Entries taken from a collection:
------------------------------------------------------------

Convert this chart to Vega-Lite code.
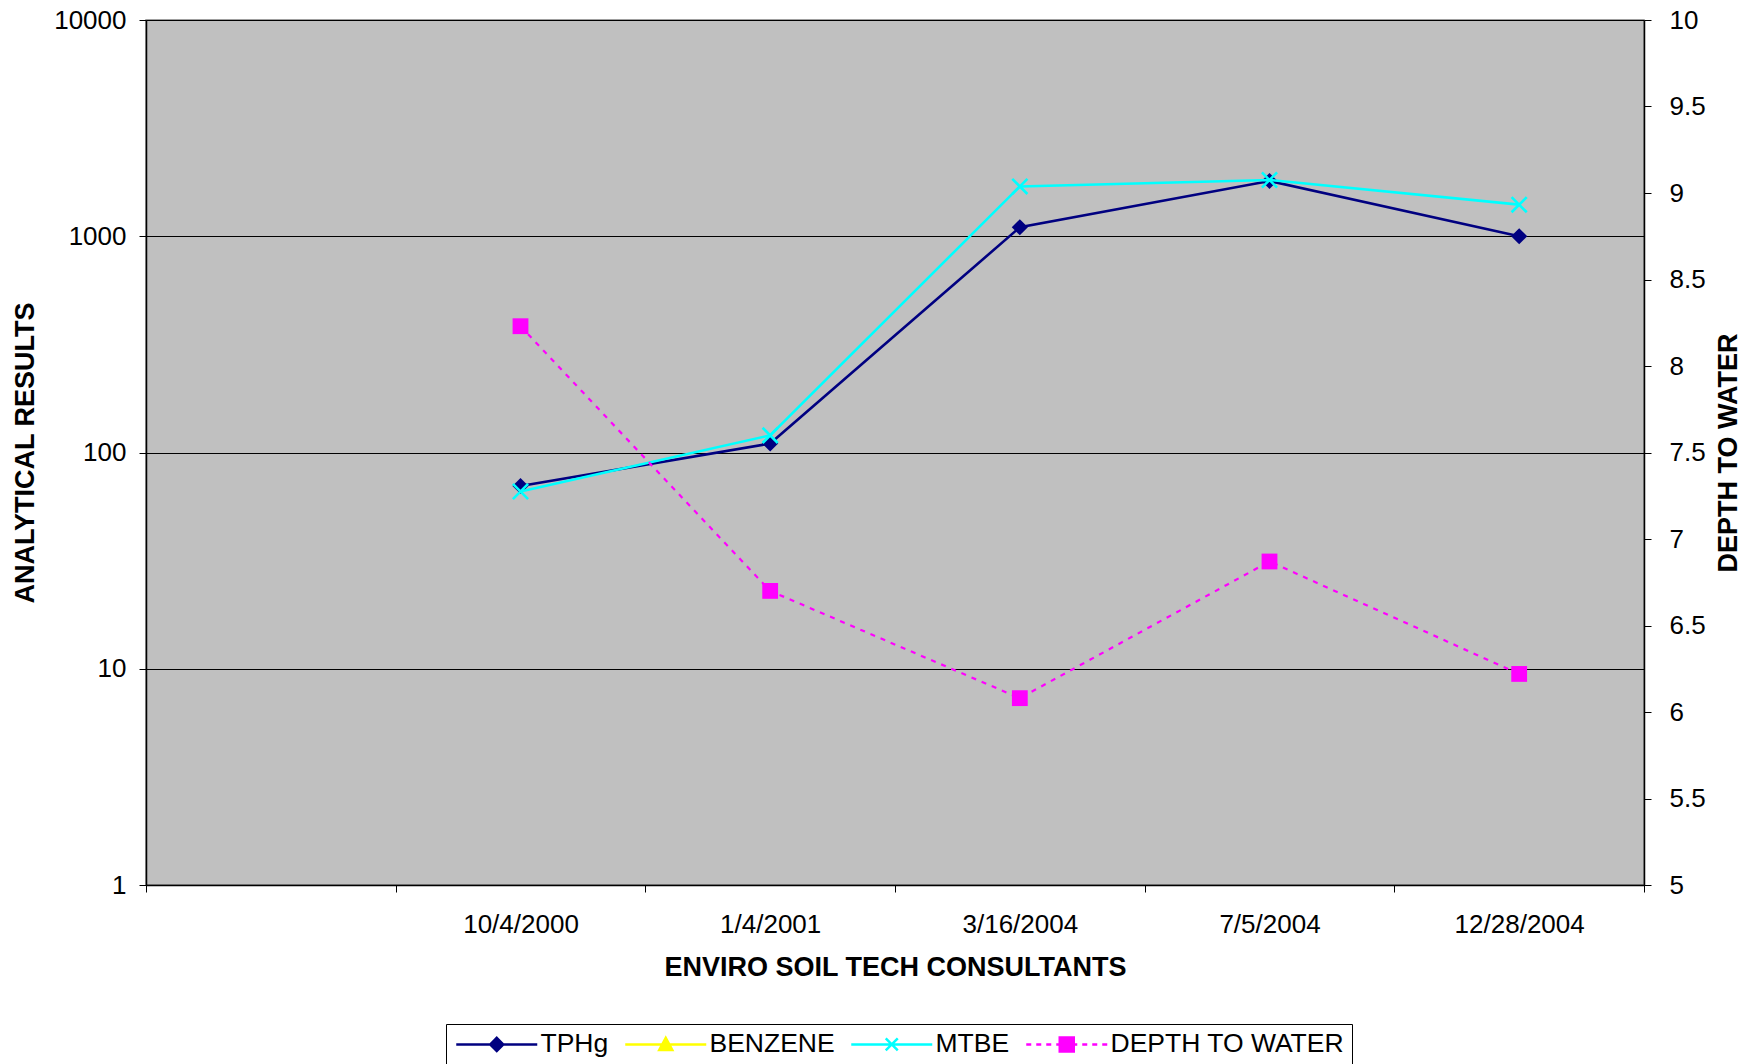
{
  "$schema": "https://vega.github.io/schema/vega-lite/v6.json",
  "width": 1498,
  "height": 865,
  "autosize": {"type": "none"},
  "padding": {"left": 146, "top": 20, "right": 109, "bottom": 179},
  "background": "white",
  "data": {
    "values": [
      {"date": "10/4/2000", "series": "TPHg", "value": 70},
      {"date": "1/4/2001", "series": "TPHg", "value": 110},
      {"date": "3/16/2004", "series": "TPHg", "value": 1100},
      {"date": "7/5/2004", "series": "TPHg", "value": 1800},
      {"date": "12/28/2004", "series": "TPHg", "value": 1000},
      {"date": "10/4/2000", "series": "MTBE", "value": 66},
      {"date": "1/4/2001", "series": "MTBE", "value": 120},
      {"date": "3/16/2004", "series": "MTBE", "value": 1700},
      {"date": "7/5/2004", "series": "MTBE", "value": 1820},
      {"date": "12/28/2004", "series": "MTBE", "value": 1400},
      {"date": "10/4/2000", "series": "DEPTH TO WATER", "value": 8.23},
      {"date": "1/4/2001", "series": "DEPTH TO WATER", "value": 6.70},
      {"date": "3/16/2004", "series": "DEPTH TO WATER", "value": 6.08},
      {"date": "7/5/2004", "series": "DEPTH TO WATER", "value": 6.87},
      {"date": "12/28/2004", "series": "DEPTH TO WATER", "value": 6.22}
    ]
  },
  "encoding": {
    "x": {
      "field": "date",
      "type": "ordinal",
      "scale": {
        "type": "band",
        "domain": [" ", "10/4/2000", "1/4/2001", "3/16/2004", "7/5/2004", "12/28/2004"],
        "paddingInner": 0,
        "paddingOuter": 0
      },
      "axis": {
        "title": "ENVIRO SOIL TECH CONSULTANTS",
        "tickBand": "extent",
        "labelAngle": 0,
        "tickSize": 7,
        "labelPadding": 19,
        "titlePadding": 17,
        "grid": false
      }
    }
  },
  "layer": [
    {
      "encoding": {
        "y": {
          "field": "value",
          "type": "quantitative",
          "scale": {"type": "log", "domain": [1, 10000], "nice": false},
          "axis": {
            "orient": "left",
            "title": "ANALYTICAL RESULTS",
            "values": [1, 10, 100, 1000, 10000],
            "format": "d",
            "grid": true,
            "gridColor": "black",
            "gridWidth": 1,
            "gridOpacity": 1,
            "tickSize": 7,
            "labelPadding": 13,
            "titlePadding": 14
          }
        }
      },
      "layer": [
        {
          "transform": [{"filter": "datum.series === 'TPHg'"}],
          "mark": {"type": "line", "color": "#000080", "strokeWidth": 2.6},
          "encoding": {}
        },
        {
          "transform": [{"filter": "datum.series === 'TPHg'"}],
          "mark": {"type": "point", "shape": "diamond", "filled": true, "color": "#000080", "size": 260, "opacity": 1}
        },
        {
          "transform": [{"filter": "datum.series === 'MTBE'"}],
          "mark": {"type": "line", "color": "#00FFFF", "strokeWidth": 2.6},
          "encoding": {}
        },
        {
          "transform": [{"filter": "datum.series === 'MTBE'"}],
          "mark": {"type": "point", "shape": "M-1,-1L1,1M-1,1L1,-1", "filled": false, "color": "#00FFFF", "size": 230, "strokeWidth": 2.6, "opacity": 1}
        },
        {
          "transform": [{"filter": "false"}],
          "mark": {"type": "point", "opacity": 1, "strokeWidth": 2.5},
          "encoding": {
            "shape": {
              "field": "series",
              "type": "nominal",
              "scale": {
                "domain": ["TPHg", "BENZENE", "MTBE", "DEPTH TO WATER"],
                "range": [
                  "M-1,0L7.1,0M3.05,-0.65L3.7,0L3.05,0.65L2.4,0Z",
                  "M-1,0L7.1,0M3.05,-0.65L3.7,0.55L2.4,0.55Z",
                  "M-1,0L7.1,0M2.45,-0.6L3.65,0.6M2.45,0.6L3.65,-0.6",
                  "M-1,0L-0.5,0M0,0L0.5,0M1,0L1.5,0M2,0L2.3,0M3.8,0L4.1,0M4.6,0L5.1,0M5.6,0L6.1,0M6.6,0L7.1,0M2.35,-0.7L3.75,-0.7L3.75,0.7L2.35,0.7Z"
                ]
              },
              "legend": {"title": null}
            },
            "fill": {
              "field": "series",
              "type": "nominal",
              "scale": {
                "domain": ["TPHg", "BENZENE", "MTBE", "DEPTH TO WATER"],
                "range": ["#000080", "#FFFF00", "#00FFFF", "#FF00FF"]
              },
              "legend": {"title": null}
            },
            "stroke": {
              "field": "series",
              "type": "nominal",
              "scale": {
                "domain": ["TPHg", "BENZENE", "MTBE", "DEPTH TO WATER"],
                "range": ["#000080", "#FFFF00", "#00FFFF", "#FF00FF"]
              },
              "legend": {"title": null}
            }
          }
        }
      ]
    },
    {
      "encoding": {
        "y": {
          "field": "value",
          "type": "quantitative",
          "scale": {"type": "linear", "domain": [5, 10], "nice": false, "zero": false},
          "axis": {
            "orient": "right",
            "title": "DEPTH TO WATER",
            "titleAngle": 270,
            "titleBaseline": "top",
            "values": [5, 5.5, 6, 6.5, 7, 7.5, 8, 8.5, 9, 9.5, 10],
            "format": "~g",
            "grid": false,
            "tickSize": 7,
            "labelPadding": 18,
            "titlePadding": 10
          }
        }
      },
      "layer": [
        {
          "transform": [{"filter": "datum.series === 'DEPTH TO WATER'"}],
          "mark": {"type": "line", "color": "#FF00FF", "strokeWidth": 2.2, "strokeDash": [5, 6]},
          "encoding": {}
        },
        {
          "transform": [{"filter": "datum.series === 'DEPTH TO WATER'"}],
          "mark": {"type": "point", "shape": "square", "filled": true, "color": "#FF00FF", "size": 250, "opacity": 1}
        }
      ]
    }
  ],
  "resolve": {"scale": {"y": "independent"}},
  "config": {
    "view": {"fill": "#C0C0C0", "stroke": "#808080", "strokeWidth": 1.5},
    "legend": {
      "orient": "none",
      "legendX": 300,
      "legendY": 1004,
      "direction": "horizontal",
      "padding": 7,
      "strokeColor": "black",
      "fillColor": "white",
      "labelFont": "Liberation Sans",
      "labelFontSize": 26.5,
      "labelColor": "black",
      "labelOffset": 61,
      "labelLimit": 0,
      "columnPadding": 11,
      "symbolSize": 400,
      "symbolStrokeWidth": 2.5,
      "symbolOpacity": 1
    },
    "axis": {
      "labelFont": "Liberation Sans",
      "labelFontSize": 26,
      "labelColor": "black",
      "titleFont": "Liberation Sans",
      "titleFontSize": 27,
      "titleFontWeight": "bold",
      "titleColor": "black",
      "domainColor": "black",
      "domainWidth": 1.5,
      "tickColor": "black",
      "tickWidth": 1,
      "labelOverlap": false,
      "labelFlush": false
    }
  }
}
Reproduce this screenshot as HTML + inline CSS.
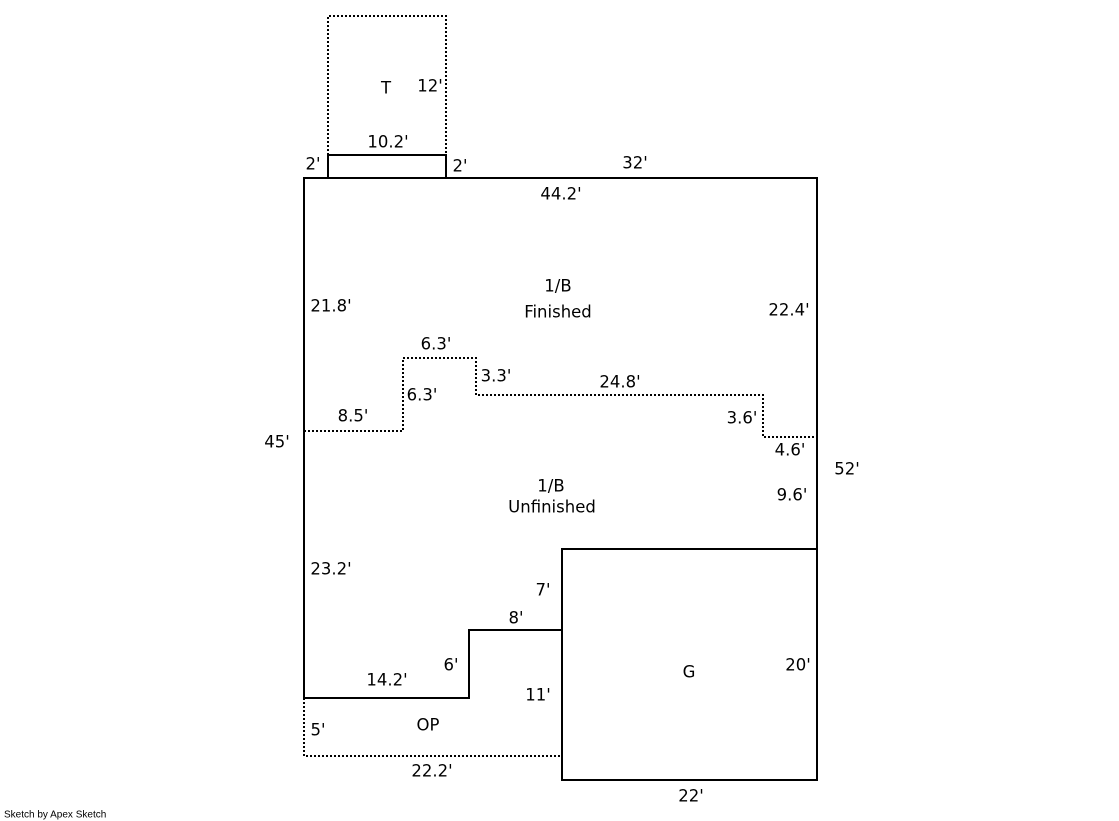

------------------------------------------------------------

== WHAT THE TASK REQUIRES ==
Copy the listing in full and without alteration, omitting every picture.

== RESPONSE TO THE EXERCISE ==
Convert this chart to Vega-Lite code.
{
  "$schema": "https://vega.github.io/schema/vega-lite/v6.json",
  "width": 1498,
  "height": 865,
  "autosize": {"type": "none"},
  "padding": {"left": 146, "top": 20, "right": 109, "bottom": 179},
  "background": "white",
  "data": {
    "values": [
      {"date": "10/4/2000", "series": "TPHg", "value": 70},
      {"date": "1/4/2001", "series": "TPHg", "value": 110},
      {"date": "3/16/2004", "series": "TPHg", "value": 1100},
      {"date": "7/5/2004", "series": "TPHg", "value": 1800},
      {"date": "12/28/2004", "series": "TPHg", "value": 1000},
      {"date": "10/4/2000", "series": "MTBE", "value": 66},
      {"date": "1/4/2001", "series": "MTBE", "value": 120},
      {"date": "3/16/2004", "series": "MTBE", "value": 1700},
      {"date": "7/5/2004", "series": "MTBE", "value": 1820},
      {"date": "12/28/2004", "series": "MTBE", "value": 1400},
      {"date": "10/4/2000", "series": "DEPTH TO WATER", "value": 8.23},
      {"date": "1/4/2001", "series": "DEPTH TO WATER", "value": 6.70},
      {"date": "3/16/2004", "series": "DEPTH TO WATER", "value": 6.08},
      {"date": "7/5/2004", "series": "DEPTH TO WATER", "value": 6.87},
      {"date": "12/28/2004", "series": "DEPTH TO WATER", "value": 6.22}
    ]
  },
  "encoding": {
    "x": {
      "field": "date",
      "type": "ordinal",
      "scale": {
        "type": "band",
        "domain": [" ", "10/4/2000", "1/4/2001", "3/16/2004", "7/5/2004", "12/28/2004"],
        "paddingInner": 0,
        "paddingOuter": 0
      },
      "axis": {
        "title": "ENVIRO SOIL TECH CONSULTANTS",
        "tickBand": "extent",
        "labelAngle": 0,
        "tickSize": 7,
        "labelPadding": 19,
        "titlePadding": 17,
        "grid": false
      }
    }
  },
  "layer": [
    {
      "encoding": {
        "y": {
          "field": "value",
          "type": "quantitative",
          "scale": {"type": "log", "domain": [1, 10000], "nice": false},
          "axis": {
            "orient": "left",
            "title": "ANALYTICAL RESULTS",
            "values": [1, 10, 100, 1000, 10000],
            "format": "d",
            "grid": true,
            "gridColor": "black",
            "gridWidth": 1,
            "gridOpacity": 1,
            "tickSize": 7,
            "labelPadding": 13,
            "titlePadding": 14
          }
        }
      },
      "layer": [
        {
          "transform": [{"filter": "datum.series === 'TPHg'"}],
          "mark": {"type": "line", "color": "#000080", "strokeWidth": 2.6},
          "encoding": {}
        },
        {
          "transform": [{"filter": "datum.series === 'TPHg'"}],
          "mark": {"type": "point", "shape": "diamond", "filled": true, "color": "#000080", "size": 260, "opacity": 1}
        },
        {
          "transform": [{"filter": "datum.series === 'MTBE'"}],
          "mark": {"type": "line", "color": "#00FFFF", "strokeWidth": 2.6},
          "encoding": {}
        },
        {
          "transform": [{"filter": "datum.series === 'MTBE'"}],
          "mark": {"type": "point", "shape": "M-1,-1L1,1M-1,1L1,-1", "filled": false, "color": "#00FFFF", "size": 230, "strokeWidth": 2.6, "opacity": 1}
        },
        {
          "transform": [{"filter": "false"}],
          "mark": {"type": "point", "opacity": 1, "strokeWidth": 2.5},
          "encoding": {
            "shape": {
              "field": "series",
              "type": "nominal",
              "scale": {
                "domain": ["TPHg", "BENZENE", "MTBE", "DEPTH TO WATER"],
                "range": [
                  "M-1,0L7.1,0M3.05,-0.65L3.7,0L3.05,0.65L2.4,0Z",
                  "M-1,0L7.1,0M3.05,-0.65L3.7,0.55L2.4,0.55Z",
                  "M-1,0L7.1,0M2.45,-0.6L3.65,0.6M2.45,0.6L3.65,-0.6",
                  "M-1,0L-0.5,0M0,0L0.5,0M1,0L1.5,0M2,0L2.3,0M3.8,0L4.1,0M4.6,0L5.1,0M5.6,0L6.1,0M6.6,0L7.1,0M2.35,-0.7L3.75,-0.7L3.75,0.7L2.35,0.7Z"
                ]
              },
              "legend": {"title": null}
            },
            "fill": {
              "field": "series",
              "type": "nominal",
              "scale": {
                "domain": ["TPHg", "BENZENE", "MTBE", "DEPTH TO WATER"],
                "range": ["#000080", "#FFFF00", "#00FFFF", "#FF00FF"]
              },
              "legend": {"title": null}
            },
            "stroke": {
              "field": "series",
              "type": "nominal",
              "scale": {
                "domain": ["TPHg", "BENZENE", "MTBE", "DEPTH TO WATER"],
                "range": ["#000080", "#FFFF00", "#00FFFF", "#FF00FF"]
              },
              "legend": {"title": null}
            }
          }
        }
      ]
    },
    {
      "encoding": {
        "y": {
          "field": "value",
          "type": "quantitative",
          "scale": {"type": "linear", "domain": [5, 10], "nice": false, "zero": false},
          "axis": {
            "orient": "right",
            "title": "DEPTH TO WATER",
            "titleAngle": 270,
            "titleBaseline": "top",
            "values": [5, 5.5, 6, 6.5, 7, 7.5, 8, 8.5, 9, 9.5, 10],
            "format": "~g",
            "grid": false,
            "tickSize": 7,
            "labelPadding": 18,
            "titlePadding": 10
          }
        }
      },
      "layer": [
        {
          "transform": [{"filter": "datum.series === 'DEPTH TO WATER'"}],
          "mark": {"type": "line", "color": "#FF00FF", "strokeWidth": 2.2, "strokeDash": [5, 6]},
          "encoding": {}
        },
        {
          "transform": [{"filter": "datum.series === 'DEPTH TO WATER'"}],
          "mark": {"type": "point", "shape": "square", "filled": true, "color": "#FF00FF", "size": 250, "opacity": 1}
        }
      ]
    }
  ],
  "resolve": {"scale": {"y": "independent"}},
  "config": {
    "view": {"fill": "#C0C0C0", "stroke": "#808080", "strokeWidth": 1.5},
    "legend": {
      "orient": "none",
      "legendX": 300,
      "legendY": 1004,
      "direction": "horizontal",
      "padding": 7,
      "strokeColor": "black",
      "fillColor": "white",
      "labelFont": "Liberation Sans",
      "labelFontSize": 26.5,
      "labelColor": "black",
      "labelOffset": 61,
      "labelLimit": 0,
      "columnPadding": 11,
      "symbolSize": 400,
      "symbolStrokeWidth": 2.5,
      "symbolOpacity": 1
    },
    "axis": {
      "labelFont": "Liberation Sans",
      "labelFontSize": 26,
      "labelColor": "black",
      "titleFont": "Liberation Sans",
      "titleFontSize": 27,
      "titleFontWeight": "bold",
      "titleColor": "black",
      "domainColor": "black",
      "domainWidth": 1.5,
      "tickColor": "black",
      "tickWidth": 1,
      "labelOverlap": false,
      "labelFlush": false
    }
  }
}
Reproduce this screenshot as HTML + inline CSS.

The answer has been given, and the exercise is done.